- _OBJECTIVE_
Print the full listing exactly.

- _INFORMATION SUPPLIED_
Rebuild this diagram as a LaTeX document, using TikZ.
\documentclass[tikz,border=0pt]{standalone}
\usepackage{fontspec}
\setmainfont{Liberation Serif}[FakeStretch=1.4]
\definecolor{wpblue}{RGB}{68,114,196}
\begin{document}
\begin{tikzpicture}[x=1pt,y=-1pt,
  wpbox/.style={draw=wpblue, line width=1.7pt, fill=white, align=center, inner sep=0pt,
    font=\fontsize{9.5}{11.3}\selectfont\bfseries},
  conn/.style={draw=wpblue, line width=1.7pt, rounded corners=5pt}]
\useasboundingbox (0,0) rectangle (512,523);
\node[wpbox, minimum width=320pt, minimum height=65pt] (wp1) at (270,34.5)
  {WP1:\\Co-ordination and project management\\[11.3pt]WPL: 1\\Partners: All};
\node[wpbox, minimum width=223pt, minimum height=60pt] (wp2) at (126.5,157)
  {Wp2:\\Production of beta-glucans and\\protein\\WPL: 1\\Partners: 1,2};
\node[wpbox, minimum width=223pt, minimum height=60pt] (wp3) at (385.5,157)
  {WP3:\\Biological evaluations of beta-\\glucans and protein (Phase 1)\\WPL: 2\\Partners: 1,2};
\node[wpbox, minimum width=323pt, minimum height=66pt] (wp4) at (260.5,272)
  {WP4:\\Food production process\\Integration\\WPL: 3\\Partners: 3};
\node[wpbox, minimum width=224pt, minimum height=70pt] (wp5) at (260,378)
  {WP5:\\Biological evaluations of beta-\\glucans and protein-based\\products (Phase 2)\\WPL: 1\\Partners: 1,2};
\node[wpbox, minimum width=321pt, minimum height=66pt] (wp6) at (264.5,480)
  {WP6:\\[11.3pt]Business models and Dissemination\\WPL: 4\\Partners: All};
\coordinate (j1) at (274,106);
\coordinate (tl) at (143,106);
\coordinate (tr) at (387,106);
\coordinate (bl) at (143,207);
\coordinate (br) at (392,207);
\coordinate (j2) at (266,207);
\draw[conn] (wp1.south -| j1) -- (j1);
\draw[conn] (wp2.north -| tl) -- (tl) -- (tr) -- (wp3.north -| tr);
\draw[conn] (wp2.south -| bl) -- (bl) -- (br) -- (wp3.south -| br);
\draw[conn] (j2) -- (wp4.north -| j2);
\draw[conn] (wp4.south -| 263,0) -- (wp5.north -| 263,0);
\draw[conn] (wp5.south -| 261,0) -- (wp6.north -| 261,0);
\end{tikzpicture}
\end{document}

- _ANSWER TO THIS EXERCISE_
Rebuild this diagram as a LaTeX document, using TikZ.
\documentclass[tikz,border=0pt]{standalone}
\usepackage{fontspec}
\setmainfont{Liberation Serif}[FakeStretch=1.4]
\definecolor{wpblue}{RGB}{68,114,196}
\begin{document}
\begin{tikzpicture}[x=1pt,y=-1pt,
  wpbox/.style={draw=wpblue, line width=1.7pt, fill=white, align=center, inner sep=0pt,
    font=\fontsize{9.5}{11.3}\selectfont\bfseries},
  conn/.style={draw=wpblue, line width=1.7pt, rounded corners=5pt}]
\useasboundingbox (0,0) rectangle (512,523);
\node[wpbox, minimum width=320pt, minimum height=65pt] (wp1) at (270,34.5)
  {WP1:\\Co-ordination and project management\\[11.3pt]WPL: 1\\Partners: All};
\node[wpbox, minimum width=223pt, minimum height=60pt] (wp2) at (126.5,157)
  {Wp2:\\Production of beta-glucans and\\protein\\WPL: 1\\Partners: 1,2};
\node[wpbox, minimum width=223pt, minimum height=60pt] (wp3) at (385.5,157)
  {WP3:\\Biological evaluations of beta-\\glucans and protein (Phase 1)\\WPL: 2\\Partners: 1,2};
\node[wpbox, minimum width=323pt, minimum height=66pt] (wp4) at (260.5,272)
  {WP4:\\Food production process\\Integration\\WPL: 3\\Partners: 3};
\node[wpbox, minimum width=224pt, minimum height=70pt] (wp5) at (260,378)
  {WP5:\\Biological evaluations of beta-\\glucans and protein-based\\products (Phase 2)\\WPL: 1\\Partners: 1,2};
\node[wpbox, minimum width=321pt, minimum height=66pt] (wp6) at (264.5,480)
  {WP6:\\[11.3pt]Business models and Dissemination\\WPL: 4\\Partners: All};
\coordinate (j1) at (274,106);
\coordinate (tl) at (143,106);
\coordinate (tr) at (387,106);
\coordinate (bl) at (143,207);
\coordinate (br) at (392,207);
\coordinate (j2) at (266,207);
\draw[conn] (wp1.south -| j1) -- (j1);
\draw[conn] (wp2.north -| tl) -- (tl) -- (tr) -- (wp3.north -| tr);
\draw[conn] (wp2.south -| bl) -- (bl) -- (br) -- (wp3.south -| br);
\draw[conn] (j2) -- (wp4.north -| j2);
\draw[conn] (wp4.south -| 263,0) -- (wp5.north -| 263,0);
\draw[conn] (wp5.south -| 261,0) -- (wp6.north -| 261,0);
\end{tikzpicture}
\end{document}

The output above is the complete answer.